Michael Nesmith is dead and I’m not feeling so well myself.

I’ve used this headline before, borrowed from now deceased Atlanta columnist Lewis Grizzard.

I thought I should say a word about Michael Nesmith who died of heart failure Dec. 10, given the fact that the Monkees were a big influence on my 9-year-old self.

The wool-hat wearing Nesmith was perhaps the most serious of the four-member Monkees, a pop/rock band formed for a TV show of the same name in the mid 1960s. It was an obvious attempt to tap into the enormous success of the Beatles. (Get it: Monkeys and Beetles!!!)

I was all in as a youngster. It came on Saturdays about noon after the cartoons were winding down.
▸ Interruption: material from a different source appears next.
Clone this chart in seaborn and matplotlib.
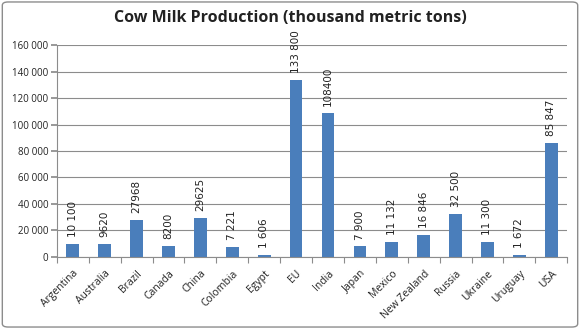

I probably knew Monkees songs before I even heard a Beatles song. ‘Here They Come,’ ‘Stepping Stone,’ ‘Last Train to Clarksville,’ and ‘Pleasant Valley Sunday,’ among other Top 40 hits.

So in reading the extensive Wikipedia profile of Nesmith, it was good to hear he had a full life before dying at 78.

Although all Monkees were supposed to have musical skills, the instrumentation for much of the featured songs on shows were done by studio musicians, a source of friction between band members, especially Nesmith, and the producers. Of the Monkees, Davy Jones, Peter Tork and Mickey Dolenz, Nesmith seemed to be the one with the most musical talent.

He wrote several of the Monkees songs, he formed a pioneering rock/country band, and he wrote songs for other people including the classic ‘Different Drum’ by Linda Ronstadt and the Stone Poneys.

I have a hit single, 45 rpm, from Michael Nesmith and the First National Band, called Joanne.

The song is a plaintive love song complete with some octave climbing hiccups — yes this Monkee could yodel. Nesmith also worked on several film projects and won awards for his video work.

Other fun facts:

He was an Air Force veteran, trained as an aircraft repairman, and honorably discharged after a tour of duty.

His mother invented ‘Liquid Paper” and created a company around it which she sold for $42 million,

He received a Grammy for Video for his hour-long television program Elephant Parts.